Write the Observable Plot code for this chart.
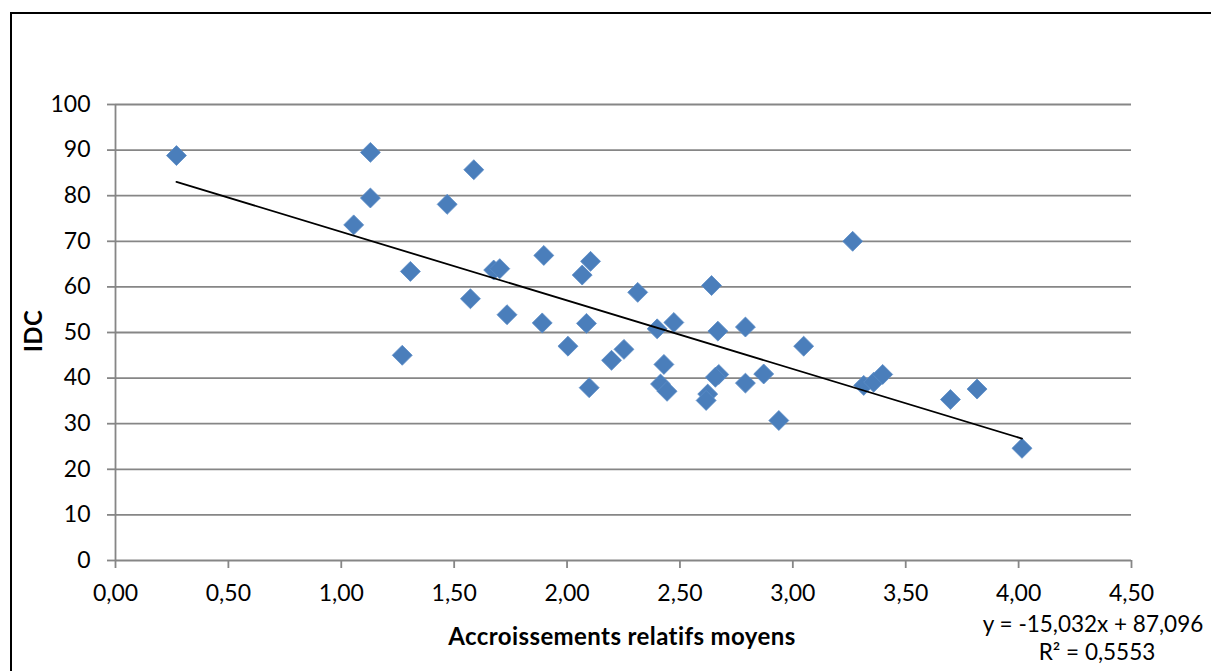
<!DOCTYPE html>
<html>
<head>
<meta charset="utf-8">
<script src="https://cdn.jsdelivr.net/npm/d3@7"></script>
<script src="https://cdn.jsdelivr.net/npm/@observablehq/plot@0.6"></script>
<style>
  html, body { margin: 0; padding: 0; background: #fff; overflow: hidden; }
  #wrap { position: relative; width: 1211px; height: 671px; overflow: hidden; font-family: Lato, "Open Sans", sans-serif; }
  #frame { position: absolute; left: 10px; top: 12px; width: 1300px; height: 800px; border: 2px solid #000; box-sizing: border-box; }
  #chart { position: absolute; left: 0; top: 0; }
  .lbl { position: absolute; color: #000; font-size: 23px; white-space: nowrap; line-height: 1; }
  #xtitle { left: 622px; top: 636px; transform: translate(-50%, -50%); font-weight: bold; font-size: 24px; letter-spacing: 0.4px; }
  #ytitle { left: 33px; top: 331px; transform: translate(-50%, -50%) rotate(-90deg); font-weight: bold; font-size: 24px; letter-spacing: 0.4px; }
  #eq1 { left: 1093px; top: 624px; transform: translate(-50%, -50%); font-size: 22.5px; }
  #eq2 { left: 1097px; top: 652px; transform: translate(-50%, -50%); font-size: 22.5px; }
</style>
</head>
<body>
<div id="wrap">
  <div id="frame"></div>
  <div id="chart"></div>
  <div class="lbl" id="xtitle">Accroissements relatifs moyens</div>
  <div class="lbl" id="ytitle">IDC</div>
  <div class="lbl" id="eq1"></div>
  <div class="lbl" id="eq2"></div>
</div>
<script>
// Data
const accroissements = [0.270, 1.129, 1.129, 1.055, 1.587, 1.469, 1.306, 1.270, 1.572, 1.675,
  1.702, 1.734, 1.897, 1.890, 2.004, 2.104, 2.067, 2.086, 2.098, 2.313,
  2.197, 2.252, 2.399, 2.473, 2.429, 2.414, 2.443, 2.640, 2.668, 2.790,
  2.672, 2.657, 2.623, 2.616, 2.790, 2.871, 3.048, 2.938, 3.265, 3.314,
  3.358, 3.398, 3.698, 3.816, 4.015];
const idc = [88.8, 89.5, 79.5, 73.6, 85.7, 78.1, 63.4, 45.0, 57.4, 63.7,
  64.0, 53.9, 66.9, 52.1, 47.0, 65.6, 62.6, 52.0, 37.9, 58.8,
  43.9, 46.3, 50.8, 52.2, 43.0, 38.7, 37.1, 60.3, 50.3, 51.2,
  40.8, 40.2, 36.5, 35.1, 38.9, 40.9, 47.0, 30.7, 70.0, 38.4,
  39.1, 40.8, 35.3, 37.6, 24.6];
const xTicks = [0, 0.5, 1, 1.5, 2, 2.5, 3, 3.5, 4, 4.5];
const yTicks = [0, 10, 20, 30, 40, 50, 60, 70, 80, 90, 100];
const slope = -15.032;
const intercept = 87.096;
const r2 = 0.5553;

const points = accroissements.map((x, i) => ({x, y: idc[i]}));
const xMin = d3.min(accroissements), xMax = d3.max(accroissements);
const trend = [xMin, xMax].map(x => ({x, y: slope * x + intercept}));

const fmtComma = (v, d) => v.toFixed(d).replace(".", ",");
const gray = "#868686";

const chart = Plot.plot({
  width: 1211,
  height: 671,
  marginLeft: 115,
  marginRight: 80,
  marginTop: 104,
  marginBottom: 111,
  style: {fontFamily: "Lato, 'Open Sans', sans-serif", fontSize: "23px", background: "transparent", overflow: "visible"},
  x: {domain: [0, 4.5]},
  y: {domain: [0, 100]},
  marks: [
    Plot.gridY(yTicks, {stroke: gray, strokeOpacity: 1, strokeWidth: 1.8}),
    Plot.ruleX([0], {y1: 0, y2: 100, stroke: gray, strokeWidth: 1.8}),
    Plot.axisY(yTicks, {tickSize: 8, tickPadding: 17, stroke: gray, strokeWidth: 1.8, fill: "#000", tickFormat: d => String(d), label: null, fontSize: 23}),
    Plot.axisX(xTicks, {tickSize: 8, tickPadding: 16, stroke: gray, strokeWidth: 1.8, fill: "#000", tickFormat: d => fmtComma(d, 2), label: null, fontSize: 23}),
    Plot.dot(points, {x: "x", y: "y", symbol: "diamond2", r: 9, fill: "#4a7ebb", stroke: "#5b8cc6", strokeWidth: 0.8}),
    Plot.line(trend, {x: "x", y: "y", stroke: "#000", strokeWidth: 1.8})
  ]
});
document.getElementById("chart").appendChild(chart);

document.getElementById("eq1").textContent = "y = " + fmtComma(slope, 3) + "x + " + fmtComma(intercept, 3);
document.getElementById("eq2").textContent = "R² = " + fmtComma(r2, 4);
</script>
</body>
</html>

----

● To be done: Write out the data precisely as given, excluding the pictures.

● Exercise answer:
Write the Observable Plot code for this chart.
<!DOCTYPE html>
<html>
<head>
<meta charset="utf-8">
<script src="https://cdn.jsdelivr.net/npm/d3@7"></script>
<script src="https://cdn.jsdelivr.net/npm/@observablehq/plot@0.6"></script>
<style>
  html, body { margin: 0; padding: 0; background: #fff; overflow: hidden; }
  #wrap { position: relative; width: 1211px; height: 671px; overflow: hidden; font-family: Lato, "Open Sans", sans-serif; }
  #frame { position: absolute; left: 10px; top: 12px; width: 1300px; height: 800px; border: 2px solid #000; box-sizing: border-box; }
  #chart { position: absolute; left: 0; top: 0; }
  .lbl { position: absolute; color: #000; font-size: 23px; white-space: nowrap; line-height: 1; }
  #xtitle { left: 622px; top: 636px; transform: translate(-50%, -50%); font-weight: bold; font-size: 24px; letter-spacing: 0.4px; }
  #ytitle { left: 33px; top: 331px; transform: translate(-50%, -50%) rotate(-90deg); font-weight: bold; font-size: 24px; letter-spacing: 0.4px; }
  #eq1 { left: 1093px; top: 624px; transform: translate(-50%, -50%); font-size: 22.5px; }
  #eq2 { left: 1097px; top: 652px; transform: translate(-50%, -50%); font-size: 22.5px; }
</style>
</head>
<body>
<div id="wrap">
  <div id="frame"></div>
  <div id="chart"></div>
  <div class="lbl" id="xtitle">Accroissements relatifs moyens</div>
  <div class="lbl" id="ytitle">IDC</div>
  <div class="lbl" id="eq1"></div>
  <div class="lbl" id="eq2"></div>
</div>
<script>
// Data
const accroissements = [0.270, 1.129, 1.129, 1.055, 1.587, 1.469, 1.306, 1.270, 1.572, 1.675,
  1.702, 1.734, 1.897, 1.890, 2.004, 2.104, 2.067, 2.086, 2.098, 2.313,
  2.197, 2.252, 2.399, 2.473, 2.429, 2.414, 2.443, 2.640, 2.668, 2.790,
  2.672, 2.657, 2.623, 2.616, 2.790, 2.871, 3.048, 2.938, 3.265, 3.314,
  3.358, 3.398, 3.698, 3.816, 4.015];
const idc = [88.8, 89.5, 79.5, 73.6, 85.7, 78.1, 63.4, 45.0, 57.4, 63.7,
  64.0, 53.9, 66.9, 52.1, 47.0, 65.6, 62.6, 52.0, 37.9, 58.8,
  43.9, 46.3, 50.8, 52.2, 43.0, 38.7, 37.1, 60.3, 50.3, 51.2,
  40.8, 40.2, 36.5, 35.1, 38.9, 40.9, 47.0, 30.7, 70.0, 38.4,
  39.1, 40.8, 35.3, 37.6, 24.6];
const xTicks = [0, 0.5, 1, 1.5, 2, 2.5, 3, 3.5, 4, 4.5];
const yTicks = [0, 10, 20, 30, 40, 50, 60, 70, 80, 90, 100];
const slope = -15.032;
const intercept = 87.096;
const r2 = 0.5553;

const points = accroissements.map((x, i) => ({x, y: idc[i]}));
const xMin = d3.min(accroissements), xMax = d3.max(accroissements);
const trend = [xMin, xMax].map(x => ({x, y: slope * x + intercept}));

const fmtComma = (v, d) => v.toFixed(d).replace(".", ",");
const gray = "#868686";

const chart = Plot.plot({
  width: 1211,
  height: 671,
  marginLeft: 115,
  marginRight: 80,
  marginTop: 104,
  marginBottom: 111,
  style: {fontFamily: "Lato, 'Open Sans', sans-serif", fontSize: "23px", background: "transparent", overflow: "visible"},
  x: {domain: [0, 4.5]},
  y: {domain: [0, 100]},
  marks: [
    Plot.gridY(yTicks, {stroke: gray, strokeOpacity: 1, strokeWidth: 1.8}),
    Plot.ruleX([0], {y1: 0, y2: 100, stroke: gray, strokeWidth: 1.8}),
    Plot.axisY(yTicks, {tickSize: 8, tickPadding: 17, stroke: gray, strokeWidth: 1.8, fill: "#000", tickFormat: d => String(d), label: null, fontSize: 23}),
    Plot.axisX(xTicks, {tickSize: 8, tickPadding: 16, stroke: gray, strokeWidth: 1.8, fill: "#000", tickFormat: d => fmtComma(d, 2), label: null, fontSize: 23}),
    Plot.dot(points, {x: "x", y: "y", symbol: "diamond2", r: 9, fill: "#4a7ebb", stroke: "#5b8cc6", strokeWidth: 0.8}),
    Plot.line(trend, {x: "x", y: "y", stroke: "#000", strokeWidth: 1.8})
  ]
});
document.getElementById("chart").appendChild(chart);

document.getElementById("eq1").textContent = "y = " + fmtComma(slope, 3) + "x + " + fmtComma(intercept, 3);
document.getElementById("eq2").textContent = "R² = " + fmtComma(r2, 4);
</script>
</body>
</html>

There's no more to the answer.